Nonono. I think there's a confusion. The input strings are not UTF
decoded for the simple need there's no need (all tokenization decisions
are taken on the basis of ASCII characters/code units). The
backslash-prefixed characters are indeed decoded.
An optimization I didn't implement yet is to use slices of the input
wherever possible (when the input is string, immutable(byte)[], or
immutable(ubyte)[]). That will reduce allocations considerably.
Ah okay, *phew* ;) But in that case I'd actually think about leaving off
the backslash decoding in the low level parser, so that slices could be
used for immutable inputs in all cases - maybe with a name of
"rawString" for the stored data and an additional "string" property that
decodes on the fly.
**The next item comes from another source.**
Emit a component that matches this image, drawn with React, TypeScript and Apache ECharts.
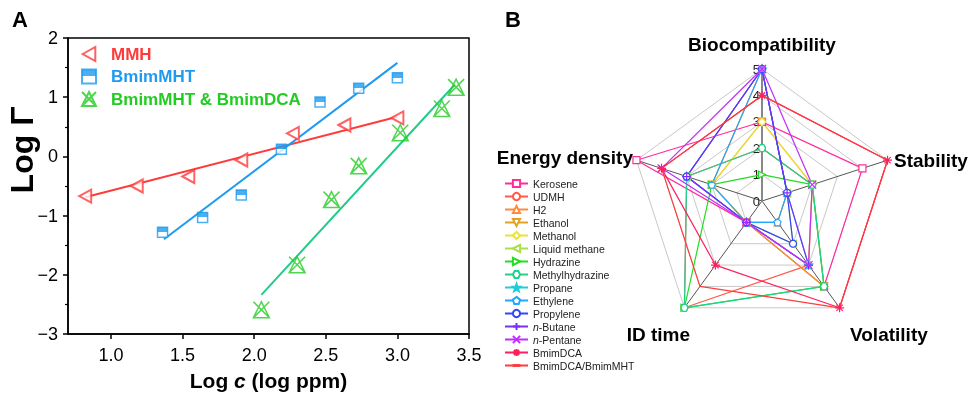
import React, { useEffect, useRef } from 'react';
import * as echarts from 'echarts';

const FONT = 'Arial, "Liberation Sans", Helvetica, sans-serif';

// ---------- Panel A data ----------
const mmhX = [0.82, 1.18, 1.54, 1.91, 2.27, 2.63, 3.0];
const mmhY = [-0.67, -0.5, -0.34, -0.06, 0.39, 0.53, 0.65];
const mmhFit = [[0.82, -0.69], [3.0, 0.67]];

const mhtX = [1.36, 1.64, 1.91, 2.19, 2.46, 2.73, 3.0];
const mhtY = [-1.28, -1.03, -0.65, 0.12, 0.92, 1.15, 1.33];
const mhtFit = [[1.37, -1.4], [3.0, 1.58]];

const mixX = [2.05, 2.3, 2.54, 2.73, 3.02, 3.31, 3.41];
const mixY = [-2.59, -1.83, -0.73, -0.16, 0.4, 0.81, 1.17];
const mixFit = [[2.05, -2.34], [3.4, 1.21]];

const xTickValues = [1.0, 1.5, 2.0, 2.5, 3.0, 3.5];

// ---------- Panel B data ----------
const radarIndicators = ['Biocompatibility', 'Energy density', 'ID time', 'Volatility', 'Stability'];
const fuels = [
  'Kerosene', 'UDMH', 'H2', 'Ethanol', 'Methanol', 'Liquid methane', 'Hydrazine',
  'Methylhydrazine', 'Propane', 'Ethylene', 'Propylene', 'n-Butane', 'n-Pentane',
  'BmimDCA', 'BmimDCA/BmimMHT',
];
// values in radarIndicators order
const keroseneVals = [3, 5, 1, 4, 4];
const udmhVals = [2, 3, 5, 3, 2];
const h2Vals = [5, 2, 1, 1, 1];
const ethanolVals = [3, 2, 1, 4, 2];
const methanolVals = [3, 2, 1, 3, 2];
const liquidMethaneVals = [5, 3, 1, 2, 1];
const hydrazineVals = [1, 2, 5, 4, 2];
const methylhydrazineVals = [2, 3, 5, 4, 2];
const propaneVals = [5, 3, 1, 3, 1];
const ethyleneVals = [5, 2, 1, 1, 1];
const propyleneVals = [5, 3, 1, 2, 1];
const nButaneVals = [5, 3, 1, 3, 1];
const nPentaneVals = [5, 4, 1, 3, 2];
const bmimDcaVals = [4, 4, 3, 5, 5];
const bmimMixVals = [4, 4, 4, 5, 5];
const fuelValues = [
  keroseneVals, udmhVals, h2Vals, ethanolVals, methanolVals, liquidMethaneVals, hydrazineVals,
  methylhydrazineVals, propaneVals, ethyleneVals, propyleneVals, nButaneVals, nPentaneVals,
  bmimDcaVals, bmimMixVals,
];
const radarTicks = [0, 1, 2, 3, 4, 5];

// ---------- styles ----------
const STAR = 'path://M5,0L6.2,3.6L10,3.7L7,6.1L8.1,9.8L5,7.6L1.9,9.8L3,6.1L0,3.7L3.8,3.6Z';
const PENT = 'path://M5,0L10,3.7L8.1,9.6L1.9,9.6L0,3.7Z';
const HEX = 'path://M2.5,0L7.5,0L10,5L7.5,10L2.5,10L0,5Z';
const PLUS = 'path://M5,0L5,10M0,5L10,5';
const CROSS = 'path://M0,0L10,10M10,0L0,10';
const ASTER = 'path://M5,0L5,10M0,5L10,5M1.5,1.5L8.5,8.5M8.5,1.5L1.5,8.5';
const TRI_DOWN = 'path://M0,0L10,0L5,9Z';
const TRI_LEFT = 'path://M0,5L9,0L9,10Z';
const TRI_RIGHT = 'path://M9,5L0,0L0,10Z';
const DASH = 'path://M0,0L0,0M1,4.4L9,4.4L9,5.6L1,5.6ZM10,10L10,10';

const fuelStyles = [
  { color: '#ff2d9a', symbol: 'rect', fill: '#fff', size: 7 },
  { color: '#ff5a4a', symbol: 'circle', fill: '#fff', size: 7 },
  { color: '#ff8a3d', symbol: 'triangle', fill: '#fff', size: 7 },
  { color: '#e6a022', symbol: TRI_DOWN, fill: '#fff', size: 7 },
  { color: '#ece13a', symbol: 'diamond', fill: '#fff', size: 8 },
  { color: '#a8e04a', symbol: TRI_LEFT, fill: '#fff', size: 7 },
  { color: '#22dd22', symbol: TRI_RIGHT, fill: '#fff', size: 7 },
  { color: '#1fd38e', symbol: HEX, fill: '#fff', size: 7 },
  { color: '#22ccd6', symbol: STAR, fill: '#22ccd6', size: 8 },
  { color: '#1ea8ff', symbol: PENT, fill: '#fff', size: 7 },
  { color: '#3344ff', symbol: 'circle', fill: '#fff', size: 7 },
  { color: '#7b2cff', symbol: PLUS, fill: '#7b2cff', size: 9 },
  { color: '#c22cff', symbol: CROSS, fill: '#c22cff', size: 8 },
  { color: '#ff1f5f', symbol: ASTER, fill: '#ff1f5f', size: 9 },
  { color: '#ff3b3b', symbol: 'none', fill: '#ff3b3b', size: 7 },
];

const RED = '#ff3a3a';
const BLUE = '#1e9bf0';
const GREEN = '#22cc22';
const GREEN_FIT = '#22cc88';

const MIX_SYMBOL = 'path://M1,1L11,11M11,1L1,11M6,1L1,11L11,11Z';

export default function App() {
  const ref = useRef<HTMLDivElement>(null);

  useEffect(() => {
    if (!ref.current) return;
    const chart = echarts.init(ref.current, undefined, { renderer: 'svg' });

    const zip = (xs: number[], ys: number[]) => xs.map((x, i) => [x, ys[i]]);

    const legendLineSeries = fuels.map((name, i) => ({
      type: 'line',
      name,
      data: [],
      symbol: fuelStyles[i].symbol === 'none' ? DASH : fuelStyles[i].symbol,
      symbolSize: fuelStyles[i].size,
      lineStyle: { color: fuelStyles[i].color, width: 1.2 },
      itemStyle: { color: fuelStyles[i].fill, borderColor: fuelStyles[i].color, borderWidth: 1.2 },
    }));

    const radarSeries = fuels.map((name, i) => ({
      type: 'radar',
      name,
      radarIndex: 0,
      symbol: fuelStyles[i].symbol,
      symbolSize: fuelStyles[i].size,
      lineStyle: { color: fuelStyles[i].color, width: 1.2 },
      itemStyle: { color: fuelStyles[i].fill, borderColor: fuelStyles[i].color, borderWidth: 1.2 },
      data: [{ name, value: fuelValues[i] }],
    }));

    const halfSquare = new echarts.graphic.LinearGradient(0, 0, 0, 1, [
      { offset: 0, color: BLUE },
      { offset: 0.5, color: BLUE },
      { offset: 0.5, color: '#fff' },
      { offset: 1, color: '#fff' },
    ]);

    const txt = (text: string, x: number, y: number, align: string, font: string) => ({
      type: 'text', x, y,
      style: { text, font, fill: '#000', align, verticalAlign: 'middle', textAlign: align, textVerticalAlign: 'middle' },
    });

    const option: any = {
      animation: false,
      grid: {
        left: 68, right: 500, top: 38, bottom: 61,
        outerBoundsMode: 'none', containLabel: false,
        show: true, borderColor: '#000', borderWidth: 1.5,
      },
      xAxis: {
        type: 'value', min: 0.7, max: 3.5,
        axisLine: { onZero: false, lineStyle: { color: '#000', width: 1.5 } },
        axisTick: { customValues: xTickValues, length: 5, lineStyle: { color: '#000', width: 1.5 } },
        axisLabel: {
          customValues: xTickValues, fontSize: 18, color: '#000', fontFamily: FONT, margin: 12,
          formatter: (v: number) => v.toFixed(1),
        },
        splitLine: { show: false },
        name: '{b|Log }{i|c}{b| (log ppm)}',
        nameLocation: 'middle', nameGap: 36,
        nameTextStyle: {
          rich: {
            b: { fontSize: 21, fontWeight: 'bold', fontFamily: FONT, color: '#000' },
            i: { fontSize: 21, fontWeight: 'bold', fontStyle: 'italic', fontFamily: FONT, color: '#000' },
          },
        },
      },
      yAxis: {
        type: 'value', min: -3, max: 2, interval: 1,
        axisLine: { show: true, onZero: false, lineStyle: { color: '#000', width: 1.5 } },
        axisTick: { show: true, length: 5, lineStyle: { color: '#000', width: 1.5 } },
        minorTick: { show: true, splitNumber: 2, length: 3, lineStyle: { color: '#000', width: 1.2 } },
        axisLabel: {
          fontSize: 18, color: '#000', fontFamily: FONT, margin: 10,
          formatter: (v: number) => (v < 0 ? '\u2212' + Math.abs(v) : String(v)),
        },
        splitLine: { show: false },
      },
      radar: {
        center: [762, 201], radius: 132, startAngle: 90, shape: 'polygon', splitNumber: 5,
        indicator: radarIndicators.map((n) => ({ name: n, min: 0, max: 5 })),
        axisName: { show: false },
        axisLine: { lineStyle: { color: '#555', width: 1 } },
        splitLine: { lineStyle: { color: '#c8c8c8', width: 1 } },
        splitArea: { show: false },
      },
      polar: { center: [762, 201], radius: 132 },
      angleAxis: { show: false, startAngle: 90, min: 0, max: 360 },
      radiusAxis: {
        min: 0, max: 5, interval: 1, z: 1,
        axisLine: { show: true, lineStyle: { color: '#888', width: 2 } },
        axisTick: { show: false }, splitLine: { show: false },
        axisLabel: { fontSize: 13, color: '#222', fontFamily: FONT, margin: 2,
          formatter: (v: number) => (radarTicks.includes(v) ? String(v) : '') },
      },
      legend: [
        {
          orient: 'vertical', left: 81, top: 45, padding: 0, itemWidth: 14, itemHeight: 14, itemGap: 4.5,
          selectedMode: false,
          textStyle: { fontSize: 17, fontWeight: 'bold', fontFamily: FONT, lineHeight: 18, padding: [0, 0, 0, 10] },
          data: [
            { name: 'MMH', textStyle: { color: RED } },
            { name: 'BmimMHT', textStyle: { color: BLUE } },
            { name: 'BmimMHT & BmimDCA', textStyle: { color: GREEN } },
          ],
        },
        {
          orient: 'vertical', left: 504, top: 177, padding: 0, itemWidth: 23, itemHeight: 9, itemGap: 0,
          selectedMode: false,
          textStyle: {
            fontSize: 10.5, fontFamily: FONT, color: '#222', lineHeight: 13,
            rich: { i: { fontSize: 10.5, fontFamily: FONT, color: '#222', fontStyle: 'italic' },
                    r: { fontSize: 10.5, fontFamily: FONT, color: '#222' } },
          },
          formatter: (n: string) => (n.startsWith('n-') ? `{i|n}{r|-${n.slice(2)}}` : n),
          data: fuels,
        },
      ],
      graphic: [
        { type: 'text', left: 12, top: 8, style: { text: 'A', font: `bold 22px ${FONT}`, fill: '#000' } },
        { type: 'text', left: 505, top: 8, style: { text: 'B', font: `bold 22px ${FONT}`, fill: '#000' } },
        {
          type: 'text', x: 22, y: 150, rotation: Math.PI / 2,
          style: { text: 'Log Γ', font: `bold 32px ${FONT}`, fill: '#000', align: 'center', verticalAlign: 'middle', textAlign: 'center', textVerticalAlign: 'middle' },
        },
        txt('Biocompatibility', 762, 44, 'center', `bold 19px ${FONT}`),
        txt('Stability', 894, 160, 'left', `bold 19px ${FONT}`),
        txt('Volatility', 850, 334, 'left', `bold 19px ${FONT}`),
        txt('ID time', 690, 334, 'right', `bold 19px ${FONT}`),
        txt('Energy density', 633, 157, 'right', `bold 19px ${FONT}`),
      ],
      series: [
        ...legendLineSeries,
        { type: 'line', name: 'MMH fit', data: mmhFit, symbol: 'none', silent: true, lineStyle: { color: RED, width: 2 } },
        { type: 'line', name: 'BmimMHT fit', data: mhtFit, symbol: 'none', silent: true, lineStyle: { color: BLUE, width: 2 } },
        { type: 'line', name: 'Mix fit', data: mixFit, symbol: 'none', silent: true, lineStyle: { color: GREEN_FIT, width: 2 } },
        {
          type: 'scatter', name: 'MMH', data: zip(mmhX, mmhY), symbol: TRI_LEFT, symbolSize: [12, 13],
          itemStyle: { color: '#fff', borderColor: RED, borderWidth: 2 }, z: 5,
        },
        {
          type: 'scatter', name: 'BmimMHT', data: zip(mhtX, mhtY), symbol: 'rect', symbolSize: 10,
          itemStyle: { color: halfSquare, borderColor: BLUE, borderWidth: 1.5 }, z: 5,
        },
        {
          type: 'scatter', name: 'BmimMHT & BmimDCA', data: zip(mixX, mixY), symbol: MIX_SYMBOL, symbolSize: 16,
          itemStyle: { color: 'rgba(0,0,0,0)', borderColor: GREEN, borderWidth: 1.5 }, z: 5,
        },
        ...radarSeries,
      ],
    };

    chart.setOption(option);
    return () => chart.dispose();
  }, []);

  return <div ref={ref} style={{ position: 'fixed', left: 0, top: 0, width: 969, height: 395 }} />;
}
This may come in handy when the first comparative
benchmarks together with rapidjson and the like are done.
2. Algebraic is a good choice for its generic handling of operations on
the contained types (which isn't exposed here, though). However, a
tagged union type in my experience has quite some advantages for
usability. Since adding a type tag possibly affects the interface in a
non-backwards compatible way, this should be evaluated early on.
There's a public opCast(Payload) that gives the end user access to the
Payload inside a Value. I forgot to add documentation to it.
I see. Suppose that opDispatch would be dropped, would anything speak
against "alias this"ing _payload to avoid the need for the manually
defined operators?
What advantages are to a tagged union? (FWIW: to me Algebraic and
Variant are also tagged unions, just that the tags are not 0, 1, ..., n.
That can be easily fixed for Algebraic by defining operations to access
the index of the currently-stored type.)
The two major points are probably that it's possible to use "final
switch" on the type tag if it's an enum, and the type id can be easily
stored in both integer and string form (which is not as conveniently
possible with a TypeInfo).
(...)
The way I see it, good work on tagged unions must be either integrated
within std.variant (either by modifying Variant/Algebraic or by adding
new types to it). I am very strongly opposed to adding a tagged union
type only for JSON purposes, which I'd consider essentially a usability
bug in std.variant, the opposite of dogfooding, etc.
Definitely agree there.
An enum based tagged union design also currently has the unfortunate
property that the order of enum values and that of the accepted types
must be defined consistently, or bad things will happen. Supporting UDAs
on enum values would be a possible direction to fix this:
enum JsonType {
@variantType!string string,
@variantType!(JsonValue[]) array,
@variantType!(JsonValue[string]) object
}
alias JsonValue = TaggedUnion!JsonType;
But then there are obviously still issues with cyclic type references.
So, anyway, this is something that still requires some thought. It could
also be designed in a way that is backwards compatible with a pure
"Algebraic", so it shouldn't be a blocker for the current design.